L’aspetto surreale della vicenda è che il tutto si svolge nella sala riunioni del cosiddetto gruppo biglietteria, in un dibattito moderato dal moderatore per eccellenza che collabora alla stesura di questo testo.
I tifosi chiedono, propongono soluzioni, parlano di cariche e rifiutano compromessi: la più alta forma di democrazia in una società di calcio, altro che l’azionariato popolare di Barca e Real. Florentino Perez e Laporta dovrebbero fare un giro da queste parti.
Lobello parla di un gruppo, quello delle “Aquile” a quote paritetiche con molti soci nell’imprenditoria dei tre colli, di cui non farebbe parte Procopio e che avrebbe individuato in Mirante il socio ritenuto più adatto a portare avanti la trattativa di acquisizione. Rumors, fino a che non sarà messo nero su bianco, e altre voci nella notte parlano di un Poggi poco incline a cedere. Bontà sua, una cessione societaria è sempre e solo un fatto di tempi e di prezzi, e i tempi purtroppo determinano anche i prezzi. La sensazione è che si sia lontani da una conclusione del teatrino a cui i tifosi assistono impotenti da troppo tempo, fra sussurri, voci e grida che speriamo finiscano presto con un accordo serio e duraturo, fra persone serie e rispettose della ingenuità pura e preziosa della gente.

Quel che è certo è che il mercato preme, che il tempo passa e non aspetta noi, non aspetta quei giocatori abbandonati a se stessi e comandati da un condottiero orgoglioso, stanco e sfiduciato, non aspetta chi ha raccolto in tutto un girone la miseria di 11 punti e che appare sempre più distante dal teatrino di cui sopra.

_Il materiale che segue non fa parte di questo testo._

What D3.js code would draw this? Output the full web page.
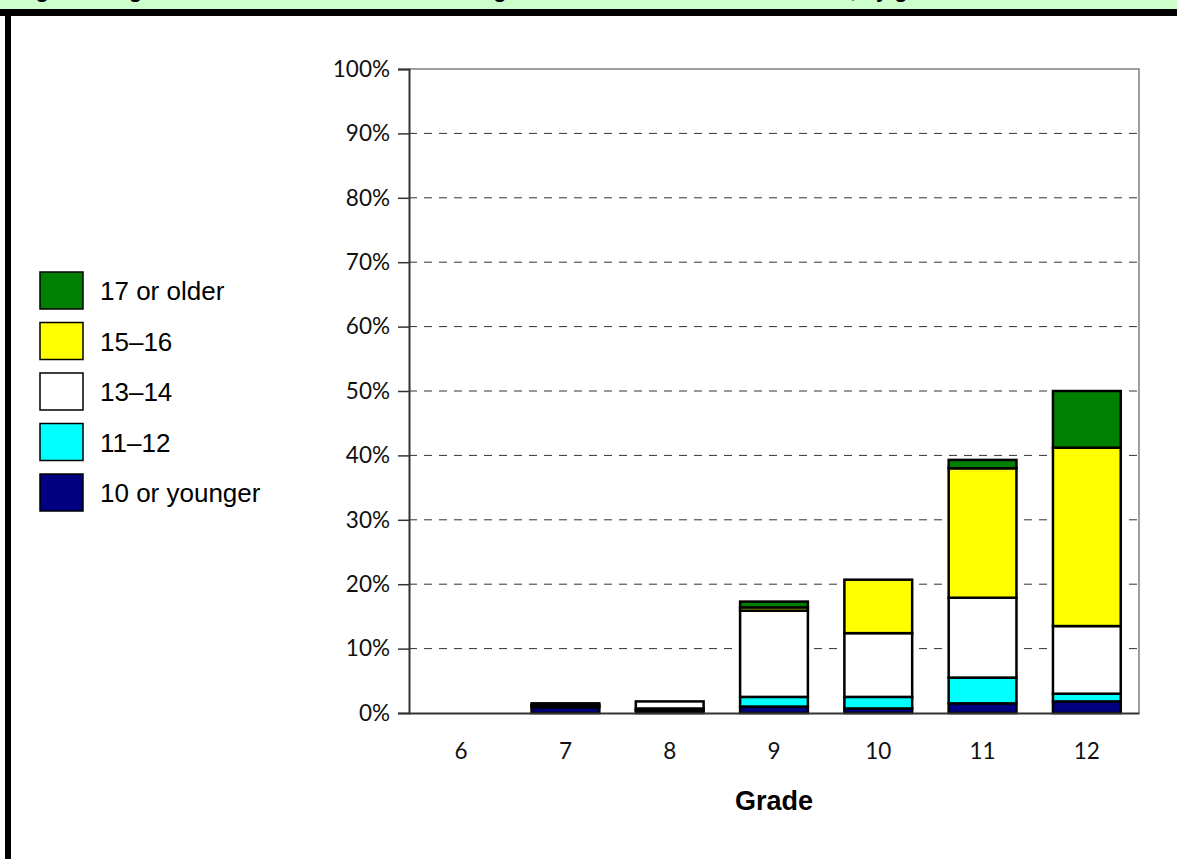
<!DOCTYPE html>
<html>
<head>
<meta charset="utf-8">
<script src="https://cdn.jsdelivr.net/npm/d3@7"></script>
<style>
    body { margin: 0; background: #fff; }
    svg { display: block; }
    .tick-label { font-family: Lato, "DejaVu Sans", sans-serif; font-size: 22.5px; fill: #111; }
    .legend-label { font-family: "Liberation Sans", Arial, sans-serif; font-size: 26px; fill: #000; }
    .axis-title { font-family: "Liberation Sans", Arial, sans-serif; font-size: 27px; font-weight: bold; }
</style>
</head>
<body>
<div id="chart"></div>
<script>
// Data (percent of students, by grade)
var grades = ["6", "7", "8", "9", "10", "11", "12"];
var ageGroups = ["10 or younger", "11\u201312", "13\u201314", "15\u201316", "17 or older"];
var age10OrYounger = [0, 0.9, 0.4, 1.0, 0.7, 1.5, 1.8];
var age11to12 = [0, 0.3, 0.3, 1.5, 1.8, 4.0, 1.2];
var age13to14 = [0, 0.3, 1.1, 13.4, 9.9, 12.4, 10.5];
var age15to16 = [0, 0, 0, 0.5, 8.3, 20.1, 27.7];
var age17OrOlder = [0, 0, 0, 0.9, 0, 1.3, 8.8];
var yTicks = [0, 10, 20, 30, 40, 50, 60, 70, 80, 90, 100];
var colors = ["#000080", "#00ffff", "#ffffff", "#ffff00", "#008000"];

var width = 1177;
var height = 859;
var plot = { left: 409, right: 1139, top: 69, bottom: 713 };

var svg = d3.select("#chart").append("svg")
    .attr("width", width)
    .attr("height", height);

// header band, title is cut off at the top edge as in the source
svg.append("rect")
    .attr("x", 0).attr("y", 0)
    .attr("width", width).attr("height", 10)
    .attr("fill", "#ccffcc");

svg.append("text")
    .attr("x", 16)
    .attr("y", -3)
    .style("font-family", "Liberation Sans, Arial, sans-serif")
    .style("font-size", "22px")
    .style("font-weight", "bold")
    .text("Figure 7. Age at first sexual intercourse among students who have ever had sex, by grade");

svg.append("rect")
    .attr("x", 0).attr("y", 9)
    .attr("width", width).attr("height", 7)
    .attr("fill", "#000");

svg.append("rect")
    .attr("x", 5).attr("y", 9)
    .attr("width", 6).attr("height", height - 9)
    .attr("fill", "#000");

// Scales
var x = d3.scaleBand()
    .domain(grades)
    .range([plot.left, plot.right])
    .paddingInner(0.35)
    .paddingOuter(0.175);

var y = d3.scaleLinear()
    .domain([0, 100])
    .range([plot.bottom, plot.top]);

// Gridlines
svg.append("g")
    .selectAll("line")
    .data(yTicks.filter(function(d) { return d > 0 && d < 100; }))
    .enter()
    .append("line")
    .attr("x1", plot.left)
    .attr("x2", plot.right)
    .attr("y1", function(d) { return y(d); })
    .attr("y2", function(d) { return y(d); })
    .attr("stroke", "#333")
    .attr("stroke-width", 1)
    .attr("stroke-dasharray", "8,7");

// plot area border (top, right)
svg.append("path")
    .attr("d", "M" + plot.left + "," + y(100) + "H" + plot.right + "V" + plot.bottom)
    .attr("fill", "none")
    .attr("stroke", "#808080")
    .attr("stroke-width", 1.5);

// Stacked bars
var series = [age10OrYounger, age11to12, age13to14, age15to16, age17OrOlder];
var rows = grades.map(function(g, i) {
    var row = { grade: g };
    ageGroups.forEach(function(a, j) { row[a] = series[j][i]; });
    return row;
});
var stacked = d3.stack().keys(ageGroups)(rows);

svg.append("g")
    .selectAll("g")
    .data(stacked)
    .enter()
    .append("g")
    .attr("fill", function(d, i) { return colors[i]; })
    .selectAll("rect")
    .data(function(d) { return d.filter(function(s) { return s[1] > s[0]; }); })
    .enter()
    .append("rect")
    .attr("x", function(d) { return x(d.data.grade); })
    .attr("width", x.bandwidth())
    .attr("y", function(d) { return y(d[1]); })
    .attr("height", function(d) { return y(d[0]) - y(d[1]); })
    .attr("stroke", "#000")
    .attr("stroke-width", 2.5);

// Y axis
var yAxis = svg.append("g")
    .attr("transform", "translate(" + plot.left + ",0)")
    .call(d3.axisLeft(y)
        .tickValues(yTicks)
        .tickSize(11)
        .tickPadding(8)
        .tickFormat(function(d) { return d + "%"; }));
yAxis.select(".domain").attr("stroke", "#333").attr("stroke-width", 2);
yAxis.selectAll(".tick line").attr("stroke", "#333").attr("stroke-width", 1.5);
yAxis.selectAll(".tick text").attr("class", "tick-label").attr("font-family", null).attr("font-size", null);

// X axis
var xAxis = svg.append("g")
    .attr("transform", "translate(0," + plot.bottom + ")")
    .call(d3.axisBottom(x).tickSize(0).tickPadding(30));
xAxis.select(".domain").attr("stroke", "#333").attr("stroke-width", 2);
xAxis.selectAll(".tick text").attr("class", "tick-label").attr("font-family", null).attr("font-size", null);

svg.append("text")
    .attr("class", "axis-title")
    .attr("x", (plot.left + plot.right) / 2)
    .attr("y", 810)
    .attr("text-anchor", "middle")
    .text("Grade");

// Legend (oldest first)
var legend = svg.append("g")
    .selectAll("g")
    .data(ageGroups.slice().reverse())
    .enter()
    .append("g")
    .attr("transform", function(d, i) { return "translate(40," + (272 + i * 50.5) + ")"; });

legend.append("rect")
    .attr("width", 43)
    .attr("height", 37)
    .attr("fill", function(d) { return colors[ageGroups.indexOf(d)]; })
    .attr("stroke", "#000")
    .attr("stroke-width", 1.5);

legend.append("text")
    .attr("class", "legend-label")
    .attr("x", 60)
    .attr("y", 28)
    .text(function(d) { return d; });
</script>
</body>
</html>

Serve chi li sproni, li protegga, li rinforzi e li foraggi. Le truppe sono stanche, i rifornimenti scarseggiano e il gruppo di comando è lontano e distratto. Ecco, questa è forse l’immagine più forte di tutta la giornata: la lontananza, fisica e ideale, fra la truppa e i suoi Generali. Silenzio a Steccato, con i palloni nel sacco a rete di Tutù da ormai un’ora abbondante. Gran vociare allo stadio. Tutto molto surreale, ma anche questo è il calcio a Catanzaro.